1408 (2007) by Mikael Håfström


Director: Mikael Håfström
Year: 2007
Country: USA
Alternate Titles: N/A
Genre: Supernatural

Plot:
A writer of paranormal activities asks to spend the night in a famously-haunted hotel room hoping for another quick debunking of a tourist attraction only to find that it may be more dangerous to stay than previously imagined.

Review:

Overall, this one was pretty mediocre like most of King's efforts. As always, there's something here that works quite well, which here comes from the concept of transporting the scenario of a haunted house into a single hotel room, and those concepts are impressive and generate some fine suspense. A lot of this comes from the great and truly chilling scenes here including the ghostly hallucinations from the woman appearing to attack him in the window across the walkway or the old-time people crawling out the window of the room, although the majority of this one comes from the room interacting with him. These scenes here are where the film really gets good parts as the several different settings intent on trying to terrify him are just absolutely amazing with the utterly irrational behavior that would occur inside such a situation in real life taking place inside here form utilizing disappearing and reappearing objects throughout the room, unexplained reactions to loud radios, tuning into home videos on the TV or around the several different concepts that it plays around with keeping him there. That does lead into a few rather impressive action scenes along the way with his escape into the heating ducts encounter the body there, the later destruction of the postal office to reveal he's still in the room and the finale where he goes to destroy it once and for all where is a great scene here and makes this one quite enjoyable.

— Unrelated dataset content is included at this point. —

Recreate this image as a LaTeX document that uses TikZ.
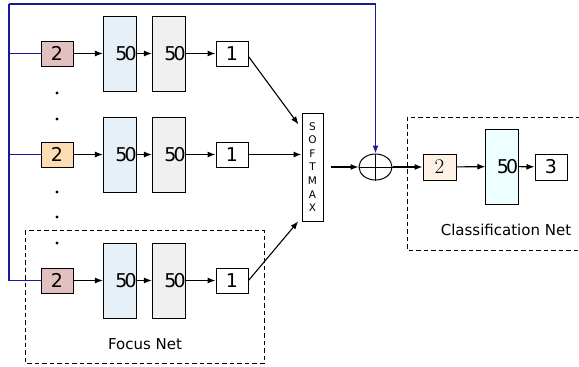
\documentclass[tikz,border=0pt]{standalone}
\usepackage{fontspec}
\setsansfont{DejaVu Sans}
\usetikzlibrary{arrows.meta,calc,shapes.geometric}
\definecolor{wirecol}{RGB}{25,25,160}
\definecolor{inpink}{RGB}{227,192,192}
\definecolor{inpeach}{RGB}{253,222,180}
\definecolor{hidblue}{RGB}{230,240,248}
\definecolor{hidgray}{RGB}{240,240,240}
\definecolor{clsin}{RGB}{253,242,228}
\definecolor{clshid}{RGB}{238,255,255}
\newcommand{\fifty}{5\kern-3pt0}
\tikzset{
  digit/.style={font=\sffamily\fontsize{19}{19}\selectfont},
  unitbox/.style={draw, line width=1pt, minimum width=32pt, minimum height=25pt, inner sep=0pt, digit},
  layerbox/.style={draw, line width=1pt, minimum width=30pt, minimum height=75pt, inner sep=0pt, digit},
  flow/.style={line width=1.1pt, -{Latex[length=8pt,width=6pt]}},
  wire/.style={draw=wirecol, line width=1.2pt},
  dotmark/.style={circle, fill=black, inner sep=0pt, minimum size=3.4pt},
  groupframe/.style={line width=1pt, dash pattern=on 4.5pt off 3pt},
  caption/.style={font=\sffamily\fontsize{15}{15}\selectfont}
}
\begin{document}
\begin{tikzpicture}[x=1pt,y=-1pt]
\useasboundingbox (0,0) rectangle (579,367);

% focus-net rows
\foreach \r/\y/\c in {1/53.5/inpink, 2/154.5/inpeach, 3/280.5/inpink}{
  \node[unitbox, fill=\c] (in\r) at (57,\y) {2};
  \node[layerbox, fill=hidblue] (ha\r) at (120,\y) {\hspace*{12pt}\fifty};
  \node[layerbox, fill=hidgray] (hb\r) at (169,\y) {\hspace*{12pt}\fifty};
  \node[unitbox] (out\r) at (232,\y) {1};
  \draw[flow] (in\r) -- (ha\r);
  \draw[flow] (ha\r) -- (hb\r);
  \draw[flow] (hb\r) -- (out\r);
}

% vertical ellipsis between rows
\foreach \i/\y in {1/93, 2/119, 3/192, 4/217, 5/243}{
  \node[dotmark] (d\i) at (57,\y) {};
}

% softmax
\node[draw, line width=1pt, minimum width=21pt, minimum height=108pt, inner sep=0pt,
      align=center, font=\sffamily\fontsize{10.5}{13.6}\selectfont] (soft) at (312.5,167)
      {S\\O\\F\\T\\M\\A\\X};
\coordinate (s1) at ($(soft.north west)+(0,16)$);
\coordinate (s2) at (soft.west |- out2);
\coordinate (s3) at ($(soft.south west)+(0,-4)$);
\draw[flow, shorten >=5pt] ($(out1.east)+(0,3)$) -- (s1);
\draw[flow] (out2) -- (s2);
\draw[flow, shorten >=5pt] (out3.east) -- (s3);

% combination node
\node[ellipse, draw, line width=1pt, minimum width=33pt, minimum height=26pt, inner sep=0pt] (sum) at (375.5,167) {};
\draw[line width=1pt] (sum.north) -- (sum.south);
\draw[line width=1pt] (sum.west) -- (sum.east);
\draw[flow, shorten <=7pt] (soft.east |- sum) -- (sum.west);

% bypass wire
\coordinate (tl) at (9,4);
\draw[wire] (in3.west) -| (tl);
\draw[wire, -{Latex[length=8pt,width=6pt]}] (tl) -| (sum.north);
\draw[wire] (in1.west) -- (tl |- in1.west);
\draw[wire] (in2.west) -- (tl |- in2.west);

% classification net
\node[unitbox, fill=clsin, minimum width=33pt, minimum height=26pt,
      font=\rmfamily\fontsize{21}{21}\selectfont] (cin) at (439.5,167) {2};
\node[layerbox, fill=clshid] (chid) at (502,166.5) {\hspace*{11pt}\fifty};
\node[unitbox, minimum height=26pt] (cout) at (551,167) {3};
\draw[flow] (sum) -- (cin);
\draw[flow] (cin) -- (chid);
\draw[flow] (chid) -- (cout);

% group frames
\draw[groupframe] (25,230) rectangle (264,363);
\node[caption] (focuslbl) at (145,344) {Focus Net};
\draw[groupframe] (580,117) -- (407,117) -- (407,250) -- (580,250);
\node[caption] (clslbl) at (506,230) {Classification Net};
\end{tikzpicture}
\end{document}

These's aren't really enough to hold this one off, though, as it just suffers from an over-abundance of clichés that offer up no real surprises here. These really tend to over-play the fact that there's no real amount of logic presented to any of the scenes here since they're so out-of-the-norm for what is supposed to happened in a hotel room to the constant series of mental tortures that keep occurring start to lose their impact due to the non-letup of the pace. It doesn't really build to anything or top the previous gag as it's more a series of scenes that are potentially creepy but just don't register anything that way as we wait for the next scene. As well, there's another problem as absolutely nothing is told of what's going on, as there's no explanation for why anything happens or even if there's anything in the room that haunts it or curses it, since there's nothing given here at all. The last flaw that really hurts this one is a huge heaping dose of melodrama that is unwanted, unneeded and just plain irritating to suffer through, and dragging these out far longer than they should which stand out far more than it's good points.


Overview: ***/5
While this genuinely has some enjoyable elements throughout here, there's still an equal amount of flaws to be had here which manages to stick out quite loudly here. Give it a chance if you're interested in this one or a fan of the work of the creative side while those that don't like the flaws should heed caution.